# Data lines
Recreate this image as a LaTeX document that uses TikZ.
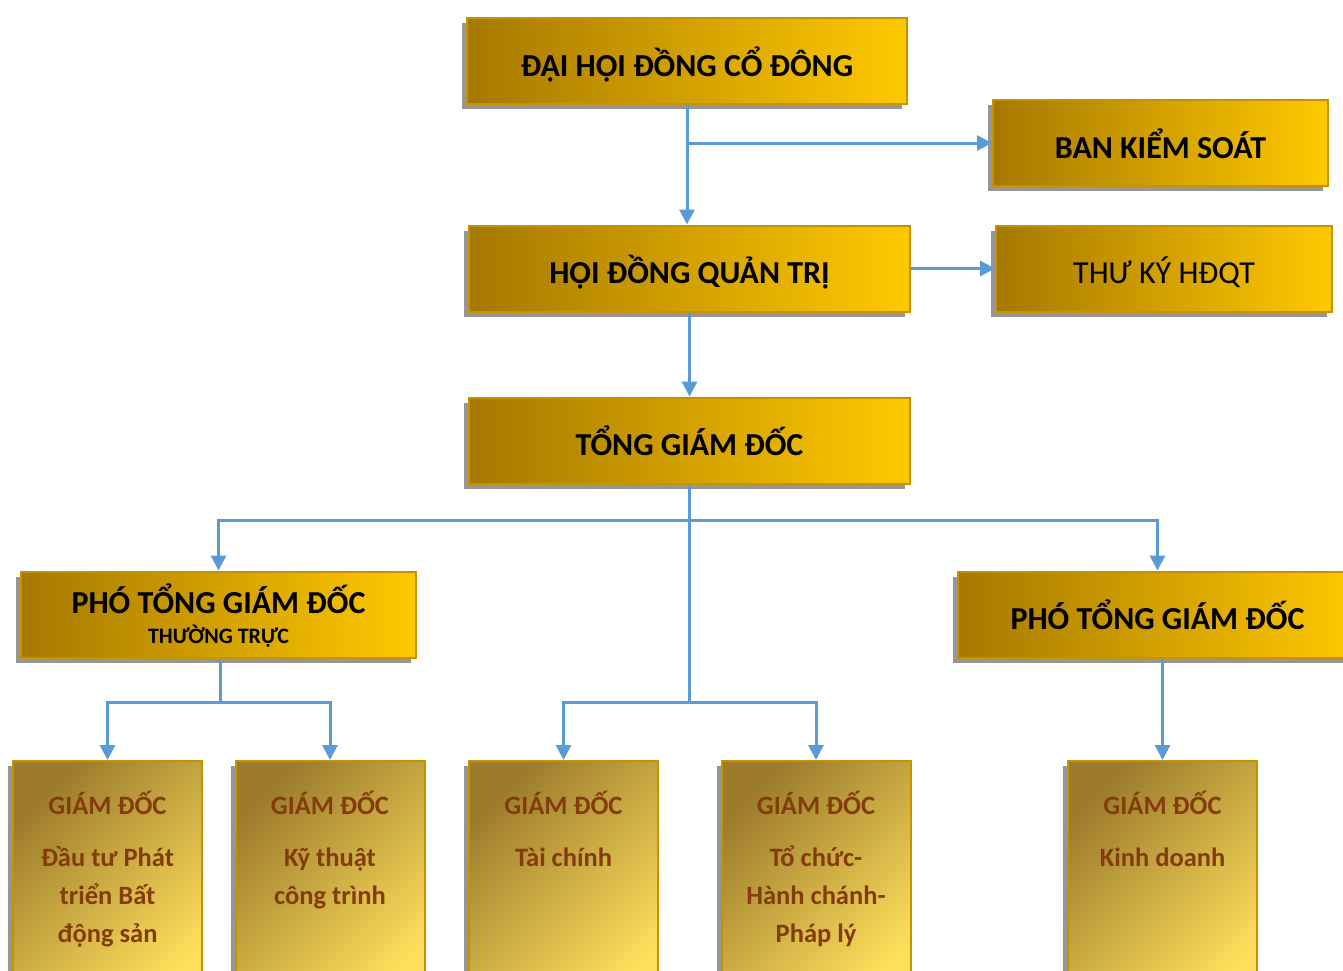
\documentclass[tikz,border=0pt]{standalone}
\usepackage{fontspec}
\setmainfont{Carlito}
\usetikzlibrary{arrows.meta,shadows,positioning}

\definecolor{golddark}{RGB}{166,120,0}
\definecolor{goldlight}{RGB}{255,201,0}
\definecolor{goldedge}{RGB}{196,148,0}
\definecolor{olivegold}{RGB}{156,124,44}
\definecolor{paleyellow}{RGB}{255,224,92}
\definecolor{browntext}{RGB}{132,60,12}
\definecolor{linkblue}{RGB}{91,155,213}
\definecolor{shadowgray}{RGB}{150,150,150}

\tikzset{
  boxshadow/.style={drop shadow={shadow xshift=-5pt, shadow yshift=-5pt, fill=shadowgray, opacity=1}},
  topbox/.style={draw=goldedge, line width=2pt, left color=golddark, right color=goldlight,
    minimum height=86pt, inner sep=0pt, boxshadow,
    font=\bfseries\fontsize{32}{38}\selectfont, text height=30pt, text depth=0pt},
  gdbox/.style={draw=goldedge, line width=2pt, top color=olivegold, bottom color=paleyellow,
    shading angle=45, minimum width=189pt, minimum height=250pt, boxshadow},
  gdtext/.style={text=browntext, font=\bfseries\fontsize{26.5}{38}\selectfont, align=center, inner sep=0pt},
  link/.style={draw=linkblue, line width=3pt, -{Triangle[length=15pt,width=15pt]}},
  trunk/.style={draw=linkblue, line width=3pt}
}

\begin{document}
\begin{tikzpicture}[x=1pt,y=-1pt]
  \useasboundingbox (0,0) rectangle (1343,970);

  % Board level
  \node[topbox, minimum width=440pt] (dhdcd) at (687,61) {ĐẠI HỘI ĐỒNG CỔ ĐÔNG};
  \node[topbox, minimum width=335pt] (bks) at (1160.5,143) {BAN KIỂM SOÁT};
  \node[topbox, minimum width=441pt] (hdqt) at (689.5,268.5) {HỘI ĐỒNG QUẢN TRỊ};
  \node[topbox, minimum width=336pt, font=\fontsize{32}{38}\selectfont] (thuky) at (1164,268.5) {THƯ KÝ HĐQT};
  \node[topbox, minimum width=441pt] (tgd) at (689.5,440.5) {TỔNG GIÁM ĐỐC};

  % Deputies
  \node[topbox, minimum width=395pt, align=center, text height=57pt] (ptgdtt) at (218.5,614.5)
    {PHÓ TỔNG GIÁM ĐỐC\\[-8pt]{\fontsize{22}{26}\selectfont THƯỜNG TRỰC}};
  \node[topbox, minimum width=399pt] (ptgd) at (1157.5,614.5) {PHÓ TỔNG GIÁM ĐỐC};

  % Directors
  \node[gdbox] (gd1) at (107.5,886) {};
  \node[gdbox] (gd2) at (330,886) {};
  \node[gdbox] (gd3) at (563.5,886) {};
  \node[gdbox] (gd4) at (816,886) {};
  \node[gdbox] (gd5) at (1162.5,886) {};

  \node[gdtext, below=31pt of gd1.north] (gd1t) {GIÁM ĐỐC\\[14pt]Đầu tư Phát\\triển Bất\\động sản};
  \node[gdtext, below=31pt of gd2.north] (gd2t) {GIÁM ĐỐC\\[14pt]Kỹ thuật\\công trình};
  \node[gdtext, below=31pt of gd3.north] (gd3t) {GIÁM ĐỐC\\[14pt]Tài chính};
  \node[gdtext, below=31pt of gd4.north] (gd4t) {GIÁM ĐỐC\\[14pt]Tổ chức-\\Hành chánh-\\Pháp lý};
  \node[gdtext, below=31pt of gd5.north] (gd5t) {GIÁM ĐỐC\\[14pt]Kinh doanh};

  % Connectors
  \coordinate (bksjoin) at (dhdcd.south |- bks.west);
  \coordinate (upsplit) at (689.5,520);
  \coordinate (lowsplit) at (689.5,702);
  \coordinate (ttsplit) at (220.5,702);

  \draw[link] (dhdcd.south) -- (dhdcd.south |- hdqt.north);
  \draw[link] (bksjoin) -- (bks.west);
  \draw[link] (hdqt.east) -- (thuky.west);
  \draw[link] (hdqt.south) -- (tgd.north);

  \draw[trunk] (tgd.south) -- (lowsplit);
  \draw[link] (upsplit) -| (ptgdtt.north);
  \draw[link] (upsplit) -| (ptgd.north);
  \draw[link] (lowsplit) -| (gd3.north);
  \draw[link] (lowsplit) -| (gd4.north);

  \draw[trunk] (ptgdtt.south -| ttsplit) -- (ttsplit);
  \draw[link] (ttsplit) -| (gd1.north);
  \draw[link] (ttsplit) -| (gd2.north);
  \draw[link] (gd5.north |- ptgd.south) -- (gd5.north);
\end{tikzpicture}
\end{document}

# What you will do
Set down all the data again exactly as above, pictures excluded.

# Full output
Recreate this image as a LaTeX document that uses TikZ.
\documentclass[tikz,border=0pt]{standalone}
\usepackage{fontspec}
\setmainfont{Carlito}
\usetikzlibrary{arrows.meta,shadows,positioning}

\definecolor{golddark}{RGB}{166,120,0}
\definecolor{goldlight}{RGB}{255,201,0}
\definecolor{goldedge}{RGB}{196,148,0}
\definecolor{olivegold}{RGB}{156,124,44}
\definecolor{paleyellow}{RGB}{255,224,92}
\definecolor{browntext}{RGB}{132,60,12}
\definecolor{linkblue}{RGB}{91,155,213}
\definecolor{shadowgray}{RGB}{150,150,150}

\tikzset{
  boxshadow/.style={drop shadow={shadow xshift=-5pt, shadow yshift=-5pt, fill=shadowgray, opacity=1}},
  topbox/.style={draw=goldedge, line width=2pt, left color=golddark, right color=goldlight,
    minimum height=86pt, inner sep=0pt, boxshadow,
    font=\bfseries\fontsize{32}{38}\selectfont, text height=30pt, text depth=0pt},
  gdbox/.style={draw=goldedge, line width=2pt, top color=olivegold, bottom color=paleyellow,
    shading angle=45, minimum width=189pt, minimum height=250pt, boxshadow},
  gdtext/.style={text=browntext, font=\bfseries\fontsize{26.5}{38}\selectfont, align=center, inner sep=0pt},
  link/.style={draw=linkblue, line width=3pt, -{Triangle[length=15pt,width=15pt]}},
  trunk/.style={draw=linkblue, line width=3pt}
}

\begin{document}
\begin{tikzpicture}[x=1pt,y=-1pt]
  \useasboundingbox (0,0) rectangle (1343,970);

  % Board level
  \node[topbox, minimum width=440pt] (dhdcd) at (687,61) {ĐẠI HỘI ĐỒNG CỔ ĐÔNG};
  \node[topbox, minimum width=335pt] (bks) at (1160.5,143) {BAN KIỂM SOÁT};
  \node[topbox, minimum width=441pt] (hdqt) at (689.5,268.5) {HỘI ĐỒNG QUẢN TRỊ};
  \node[topbox, minimum width=336pt, font=\fontsize{32}{38}\selectfont] (thuky) at (1164,268.5) {THƯ KÝ HĐQT};
  \node[topbox, minimum width=441pt] (tgd) at (689.5,440.5) {TỔNG GIÁM ĐỐC};

  % Deputies
  \node[topbox, minimum width=395pt, align=center, text height=57pt] (ptgdtt) at (218.5,614.5)
    {PHÓ TỔNG GIÁM ĐỐC\\[-8pt]{\fontsize{22}{26}\selectfont THƯỜNG TRỰC}};
  \node[topbox, minimum width=399pt] (ptgd) at (1157.5,614.5) {PHÓ TỔNG GIÁM ĐỐC};

  % Directors
  \node[gdbox] (gd1) at (107.5,886) {};
  \node[gdbox] (gd2) at (330,886) {};
  \node[gdbox] (gd3) at (563.5,886) {};
  \node[gdbox] (gd4) at (816,886) {};
  \node[gdbox] (gd5) at (1162.5,886) {};

  \node[gdtext, below=31pt of gd1.north] (gd1t) {GIÁM ĐỐC\\[14pt]Đầu tư Phát\\triển Bất\\động sản};
  \node[gdtext, below=31pt of gd2.north] (gd2t) {GIÁM ĐỐC\\[14pt]Kỹ thuật\\công trình};
  \node[gdtext, below=31pt of gd3.north] (gd3t) {GIÁM ĐỐC\\[14pt]Tài chính};
  \node[gdtext, below=31pt of gd4.north] (gd4t) {GIÁM ĐỐC\\[14pt]Tổ chức-\\Hành chánh-\\Pháp lý};
  \node[gdtext, below=31pt of gd5.north] (gd5t) {GIÁM ĐỐC\\[14pt]Kinh doanh};

  % Connectors
  \coordinate (bksjoin) at (dhdcd.south |- bks.west);
  \coordinate (upsplit) at (689.5,520);
  \coordinate (lowsplit) at (689.5,702);
  \coordinate (ttsplit) at (220.5,702);

  \draw[link] (dhdcd.south) -- (dhdcd.south |- hdqt.north);
  \draw[link] (bksjoin) -- (bks.west);
  \draw[link] (hdqt.east) -- (thuky.west);
  \draw[link] (hdqt.south) -- (tgd.north);

  \draw[trunk] (tgd.south) -- (lowsplit);
  \draw[link] (upsplit) -| (ptgdtt.north);
  \draw[link] (upsplit) -| (ptgd.north);
  \draw[link] (lowsplit) -| (gd3.north);
  \draw[link] (lowsplit) -| (gd4.north);

  \draw[trunk] (ptgdtt.south -| ttsplit) -- (ttsplit);
  \draw[link] (ttsplit) -| (gd1.north);
  \draw[link] (ttsplit) -| (gd2.north);
  \draw[link] (gd5.north |- ptgd.south) -- (gd5.north);
\end{tikzpicture}
\end{document}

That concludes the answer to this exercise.